Ain’t America great?! Especially after we put Nancy Pelosi and Henry Waxman in charge.

Monday, April 6, 2009

CPSIA - Rules and Incentives

I want you to consider the idea that the CPSIA is not actually the new rules of the safety game, but is instead simply a bundle of economic incentives. The rules imposed by the CPSIA are clearly intended to modify behavior, generally with the threat of terrible punishment as a cost of (any) non-compliance. Thus, the rules act as incentives and allocation mechanisms. We all respond to incentives - in other words, we seek the option that gives us the best return on investment at any given time. The impact of the CPSIA will be to change how we make our decisions going forward.

Here's a quick question for you - remember back when it was possible to make capital gains? Which did you prefer, capital gains or ordinary income? Capital gains, of course, because they carry a lower Federal tax rate. Do you think that lower tax rate was an accident? No. The Federal government established the lower rate to encourage investment, and added a time element to make sure that investments were held in place for at least a year.

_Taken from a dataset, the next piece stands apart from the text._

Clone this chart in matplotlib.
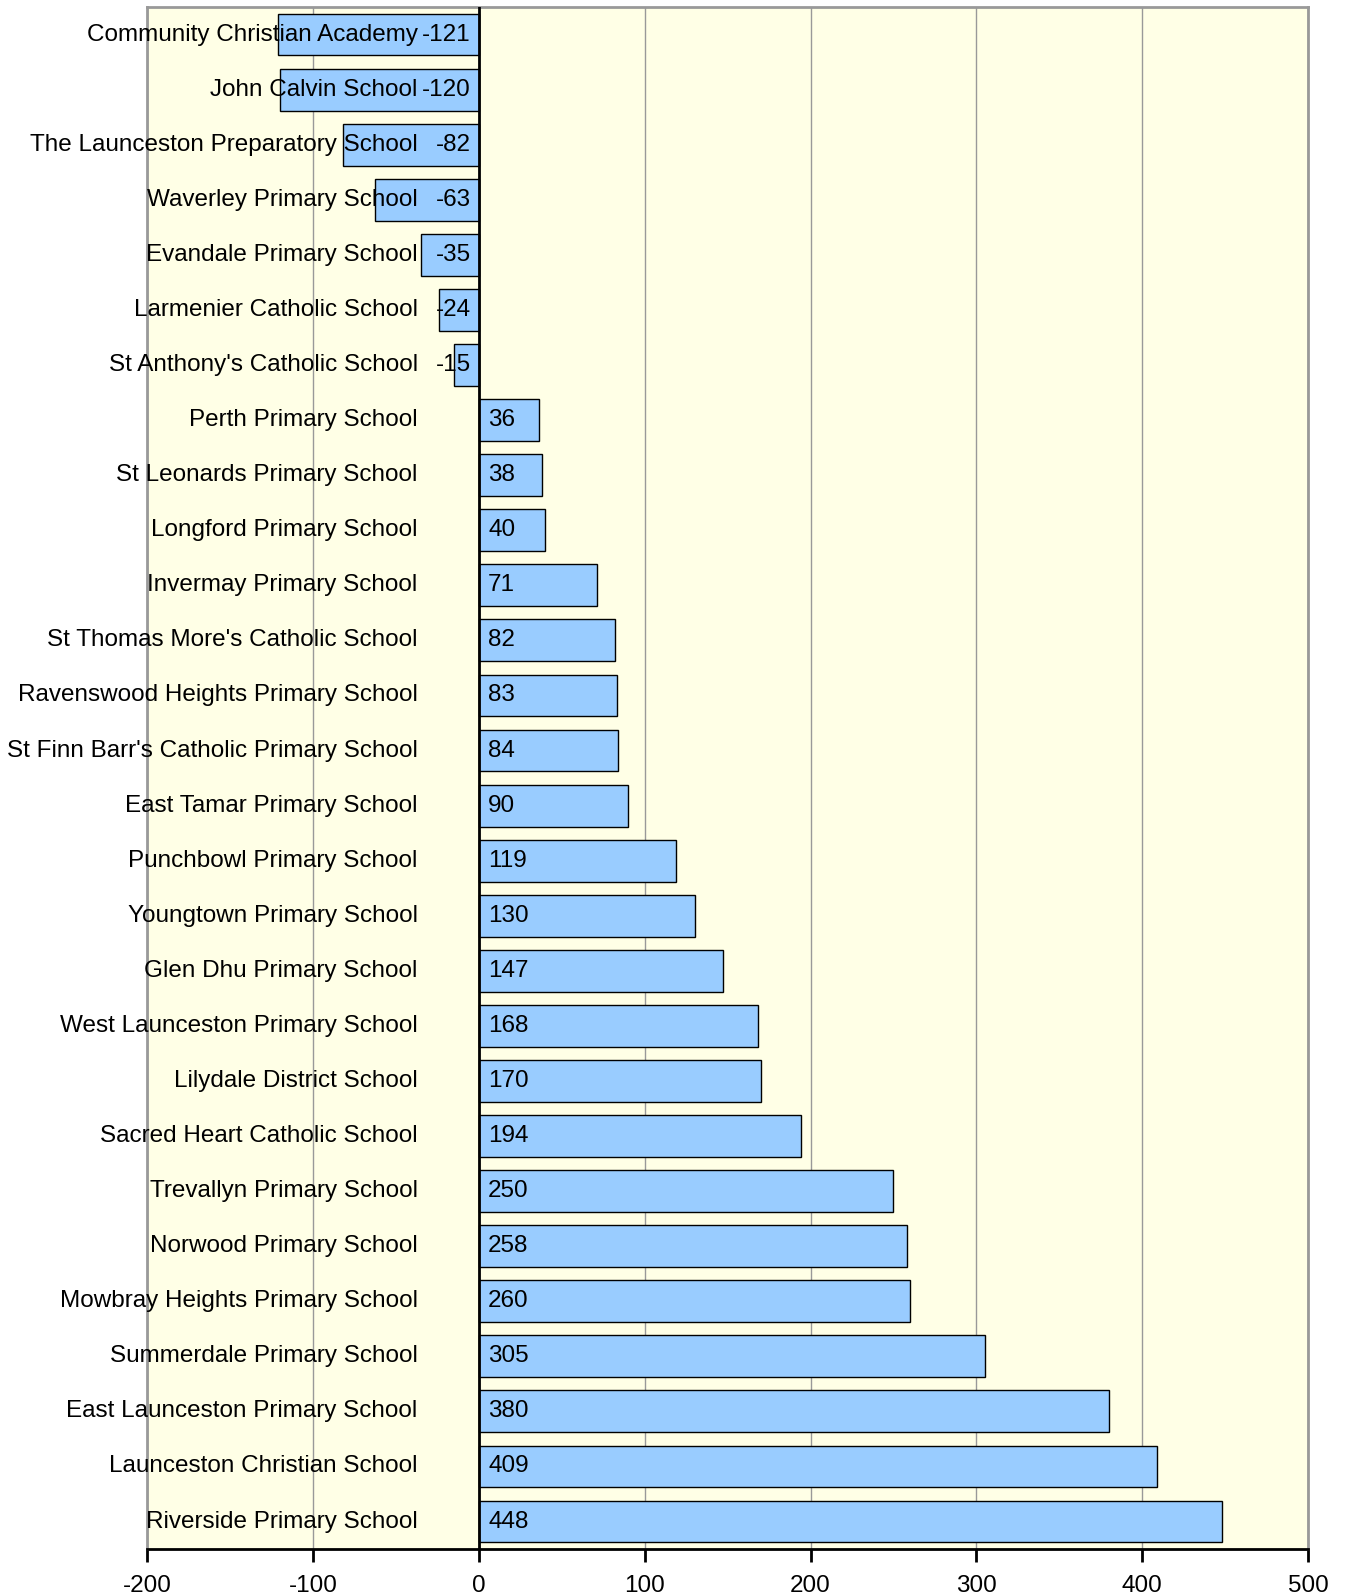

Capital gains tax rates are economic incentives. The new CPSIA rules will affect behavior as much as any other economic incentive, like tax rates.



















[Courtesy of http://www.despair.com/, a favorite site of mine!]

The CPSIA features a number of rules that affect cost and risk ("risk" is another word for "cost"). Do you think your business will change because of sharply rising costs? What is the impact of uncontrollable costs which can arise suddenly and without warning? Rational business people will organize away from such costs because random events (costs) are usually overvalued by conservative people (most people). Business people will respond to randomness by taking chips off the table. Economic incentives at work.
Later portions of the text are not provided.